[Code that draws figures]

##############################

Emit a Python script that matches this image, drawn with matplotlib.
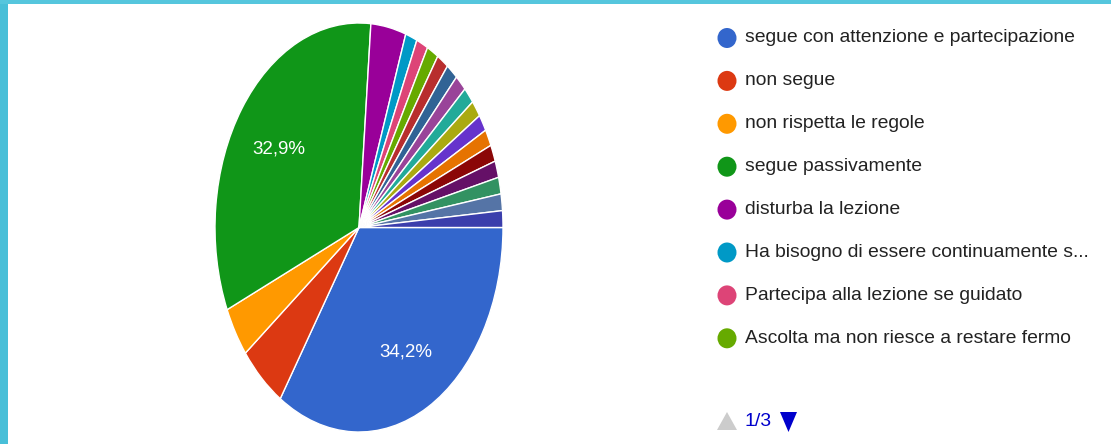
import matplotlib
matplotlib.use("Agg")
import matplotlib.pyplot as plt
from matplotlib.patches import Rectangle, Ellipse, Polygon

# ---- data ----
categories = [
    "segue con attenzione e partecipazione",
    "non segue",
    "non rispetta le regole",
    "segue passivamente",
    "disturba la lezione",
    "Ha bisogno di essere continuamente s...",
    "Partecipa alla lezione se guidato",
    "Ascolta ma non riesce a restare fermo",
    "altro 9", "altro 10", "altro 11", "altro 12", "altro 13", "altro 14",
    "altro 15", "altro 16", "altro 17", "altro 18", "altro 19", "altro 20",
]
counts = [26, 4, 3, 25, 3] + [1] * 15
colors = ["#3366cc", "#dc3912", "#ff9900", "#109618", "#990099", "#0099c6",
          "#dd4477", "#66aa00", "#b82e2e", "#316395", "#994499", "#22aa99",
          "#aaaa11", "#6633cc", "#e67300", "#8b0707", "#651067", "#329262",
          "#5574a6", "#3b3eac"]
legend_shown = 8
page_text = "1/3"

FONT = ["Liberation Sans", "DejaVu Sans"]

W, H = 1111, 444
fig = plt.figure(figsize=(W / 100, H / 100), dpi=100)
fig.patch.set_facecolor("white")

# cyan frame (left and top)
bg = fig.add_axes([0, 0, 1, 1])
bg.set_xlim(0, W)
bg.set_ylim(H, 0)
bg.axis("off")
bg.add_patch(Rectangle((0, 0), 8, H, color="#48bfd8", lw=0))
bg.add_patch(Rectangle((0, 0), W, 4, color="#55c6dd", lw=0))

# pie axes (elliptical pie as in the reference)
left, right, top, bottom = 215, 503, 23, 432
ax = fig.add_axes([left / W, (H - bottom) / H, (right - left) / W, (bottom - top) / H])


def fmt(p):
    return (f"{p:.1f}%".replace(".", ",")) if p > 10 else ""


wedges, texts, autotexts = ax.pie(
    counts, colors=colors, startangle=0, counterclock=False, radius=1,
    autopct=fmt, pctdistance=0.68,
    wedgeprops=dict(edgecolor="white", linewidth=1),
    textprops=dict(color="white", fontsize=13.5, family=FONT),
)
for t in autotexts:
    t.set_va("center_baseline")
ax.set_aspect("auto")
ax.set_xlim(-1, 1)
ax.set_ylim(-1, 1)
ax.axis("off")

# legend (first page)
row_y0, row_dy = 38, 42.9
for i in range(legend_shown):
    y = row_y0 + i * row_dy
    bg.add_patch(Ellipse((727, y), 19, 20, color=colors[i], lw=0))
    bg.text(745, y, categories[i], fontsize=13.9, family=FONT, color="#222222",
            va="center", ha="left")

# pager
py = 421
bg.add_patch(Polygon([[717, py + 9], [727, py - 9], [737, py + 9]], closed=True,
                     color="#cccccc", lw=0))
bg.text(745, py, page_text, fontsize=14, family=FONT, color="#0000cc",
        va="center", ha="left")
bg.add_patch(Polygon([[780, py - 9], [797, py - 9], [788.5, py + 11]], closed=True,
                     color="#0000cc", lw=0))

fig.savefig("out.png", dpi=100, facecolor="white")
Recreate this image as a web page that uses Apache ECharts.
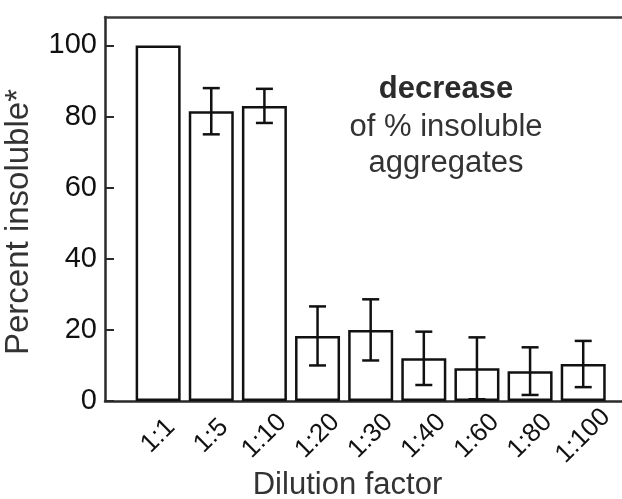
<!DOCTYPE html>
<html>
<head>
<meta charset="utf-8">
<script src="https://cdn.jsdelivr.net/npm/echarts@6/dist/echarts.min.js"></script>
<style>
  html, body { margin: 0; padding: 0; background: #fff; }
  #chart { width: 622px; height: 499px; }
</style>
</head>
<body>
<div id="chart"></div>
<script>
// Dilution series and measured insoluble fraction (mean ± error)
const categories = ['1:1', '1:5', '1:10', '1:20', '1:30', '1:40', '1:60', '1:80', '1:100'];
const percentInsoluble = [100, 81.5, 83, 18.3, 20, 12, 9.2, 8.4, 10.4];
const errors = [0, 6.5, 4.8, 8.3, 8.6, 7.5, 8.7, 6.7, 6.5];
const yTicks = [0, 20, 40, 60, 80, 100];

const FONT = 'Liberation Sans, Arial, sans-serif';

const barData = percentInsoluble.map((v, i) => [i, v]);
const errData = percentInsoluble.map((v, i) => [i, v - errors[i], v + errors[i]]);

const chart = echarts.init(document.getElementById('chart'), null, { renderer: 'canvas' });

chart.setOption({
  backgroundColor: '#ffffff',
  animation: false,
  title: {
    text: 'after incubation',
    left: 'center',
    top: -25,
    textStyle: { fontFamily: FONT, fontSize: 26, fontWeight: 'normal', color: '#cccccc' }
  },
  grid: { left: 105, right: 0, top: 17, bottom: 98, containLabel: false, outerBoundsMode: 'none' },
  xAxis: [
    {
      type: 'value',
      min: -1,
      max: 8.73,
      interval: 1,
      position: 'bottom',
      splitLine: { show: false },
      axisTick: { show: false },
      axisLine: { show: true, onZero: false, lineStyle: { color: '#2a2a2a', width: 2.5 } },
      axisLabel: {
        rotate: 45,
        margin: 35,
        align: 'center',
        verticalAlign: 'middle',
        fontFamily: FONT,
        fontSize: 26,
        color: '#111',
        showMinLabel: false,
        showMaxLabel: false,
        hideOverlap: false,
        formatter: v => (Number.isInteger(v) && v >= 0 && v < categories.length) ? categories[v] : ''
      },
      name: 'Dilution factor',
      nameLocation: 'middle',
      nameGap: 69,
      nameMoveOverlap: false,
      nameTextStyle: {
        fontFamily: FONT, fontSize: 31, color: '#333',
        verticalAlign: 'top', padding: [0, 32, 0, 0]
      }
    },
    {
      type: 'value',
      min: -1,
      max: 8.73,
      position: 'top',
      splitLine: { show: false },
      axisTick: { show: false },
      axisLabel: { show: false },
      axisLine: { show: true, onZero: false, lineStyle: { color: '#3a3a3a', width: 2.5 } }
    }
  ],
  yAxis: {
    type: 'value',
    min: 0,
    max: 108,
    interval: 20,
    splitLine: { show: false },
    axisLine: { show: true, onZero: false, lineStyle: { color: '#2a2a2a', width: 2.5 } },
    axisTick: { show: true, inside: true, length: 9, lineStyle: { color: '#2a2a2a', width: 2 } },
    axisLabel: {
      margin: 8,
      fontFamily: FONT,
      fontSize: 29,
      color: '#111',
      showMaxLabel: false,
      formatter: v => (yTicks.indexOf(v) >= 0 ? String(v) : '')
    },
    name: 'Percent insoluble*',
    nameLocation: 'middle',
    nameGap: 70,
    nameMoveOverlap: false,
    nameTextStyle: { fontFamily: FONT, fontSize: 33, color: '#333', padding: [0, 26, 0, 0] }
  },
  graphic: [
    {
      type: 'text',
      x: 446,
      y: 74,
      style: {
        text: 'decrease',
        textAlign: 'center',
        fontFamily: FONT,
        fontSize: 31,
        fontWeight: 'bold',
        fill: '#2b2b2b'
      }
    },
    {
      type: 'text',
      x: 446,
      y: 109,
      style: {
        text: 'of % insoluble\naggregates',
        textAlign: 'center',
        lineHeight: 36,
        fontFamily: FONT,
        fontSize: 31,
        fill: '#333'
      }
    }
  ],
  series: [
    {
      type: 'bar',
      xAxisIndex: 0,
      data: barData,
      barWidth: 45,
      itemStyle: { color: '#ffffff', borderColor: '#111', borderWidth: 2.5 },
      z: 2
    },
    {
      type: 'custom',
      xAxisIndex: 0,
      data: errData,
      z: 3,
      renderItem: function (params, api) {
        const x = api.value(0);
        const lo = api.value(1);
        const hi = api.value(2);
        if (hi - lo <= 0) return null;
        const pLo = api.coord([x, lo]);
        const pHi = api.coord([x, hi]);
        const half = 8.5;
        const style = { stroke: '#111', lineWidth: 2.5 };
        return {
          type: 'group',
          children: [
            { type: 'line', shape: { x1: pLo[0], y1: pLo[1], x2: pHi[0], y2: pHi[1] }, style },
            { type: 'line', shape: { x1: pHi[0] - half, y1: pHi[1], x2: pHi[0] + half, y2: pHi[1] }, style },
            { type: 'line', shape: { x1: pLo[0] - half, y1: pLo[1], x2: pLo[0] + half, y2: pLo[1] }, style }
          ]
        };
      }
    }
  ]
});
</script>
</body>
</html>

##############################

:: Problem to work on ::
Return, unchanged, the lines from the first line of the material through the line that holds "from matplotlib.patches import", inclusive, omitting pictures.

:: Written response ::
Emit a Python script that matches this image, drawn with matplotlib.
import matplotlib
matplotlib.use("Agg")
import matplotlib.pyplot as plt
from matplotlib.patches import Rectangle, Ellipse, Polygon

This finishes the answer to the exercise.